A cantora e bailarina levou para as imediações do Parlamento o tipo de material que a caracterizou no contexto português: um estilo conversacional e de glossolália e “speaking in tongues” que nos remete tanto para o misticismo religioso como para a fala esquizóide. Em termos globais, o trabalho que tem desenvolvido só é comparável com o que faz uma Anna Homler e é tão notável quanto o da vocalista norte-americana. Esse foco trouxe-lhe, no entanto, um problema de repetição e deixava de fora outras virtualidades, aquelas que lhe conhecemos em contexto rock, com os AbztraQt Sir Q, e em outras situações musicais, dentro e fora da livre-improvisação, nas quais a melodia, as harmonizações vocais e o uso de notas longas eram ingredientes. Na Cossoul utilizou tudo isso e encontrámos uma Maria Radich dando bom proveito à sua enorme paleta de técnicas e expressões.
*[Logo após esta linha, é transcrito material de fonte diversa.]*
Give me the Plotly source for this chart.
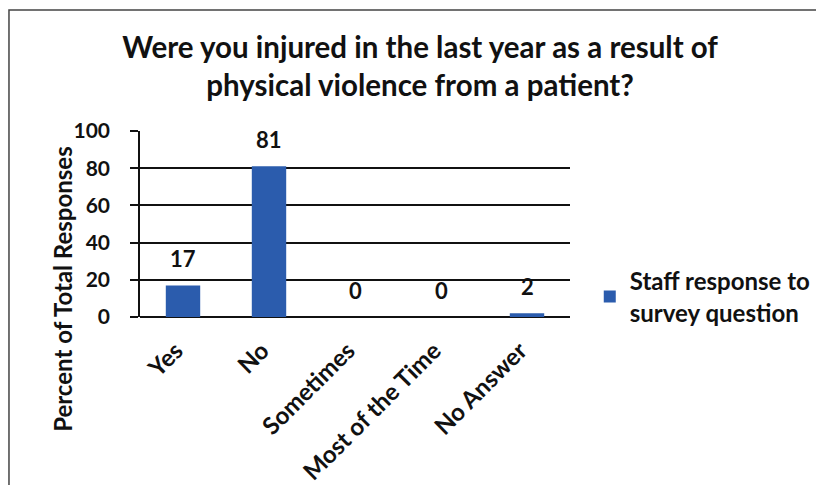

Algo de semelhante caracterizou a actuação da manipuladora de dispositivos electrónicos. Se Carla Santana sempre entendeu o seu modo de estar na música improvisada como uma criadora de bases e ambientes para sustentação das intervenções de terceiros, fosse em grupos maiores (Lantana) ou em outros duos (por exemplo com Carlos Santos), e que muitas vezes surgia em formato de drone, desta feita não só samplou a voz de Radich e a processou em tempo real (algo que estreara o ano passado, no MIA – Encontro de Música Improvisada de Atouguia da Baleia, com a violinista Maria do Mar), como escolheu uma prestação textural muito presente, afirmativa e em igualdade de parâmetros com a sua parceira, não se coibindo de ocupar o primeiro plano. Santana deixou de ser uma (tão excelente quanto fundamental, de resto) acompanhadora e experiências recentes como o seu trio com os bateristas João Valinho e Felice Furioso terão contribuído para esta alteração de posicionamentos, bem como as colaborações com o declamador Rodrigo Brandão em que esteve associada a músicos como Rodrigo Amado e Hernâni Faustino.

Este novo duo não tem Radich como solista e Santana como produtora de envolvências: foi um diálogo que se desenrolou diante de nós, todo ele feito de escuta. Uma escuta profunda, imediatamente reactiva, apostada em tirar o máximo efeito dos pequenos pormenores, em construir dinâmicas e em estabelecer entrosamentos. Vários factores estiveram em jogo: sentido de oportunidade, relevância das escolhas sonoras realizadas e uma contenção nos volumes que contrastava com a rapidíssima variabilidade das situações.

O ciclo continua dia 24 de Março com outro duo inédito, o de Maria da Rocha (violino) e Hernâni Faustino (contrabaixo), e a 31 com o trio de violoncelos formado por Helena Espvall, Miguel Mira e Fred Lonberg-Holm, este já com um percurso firmado.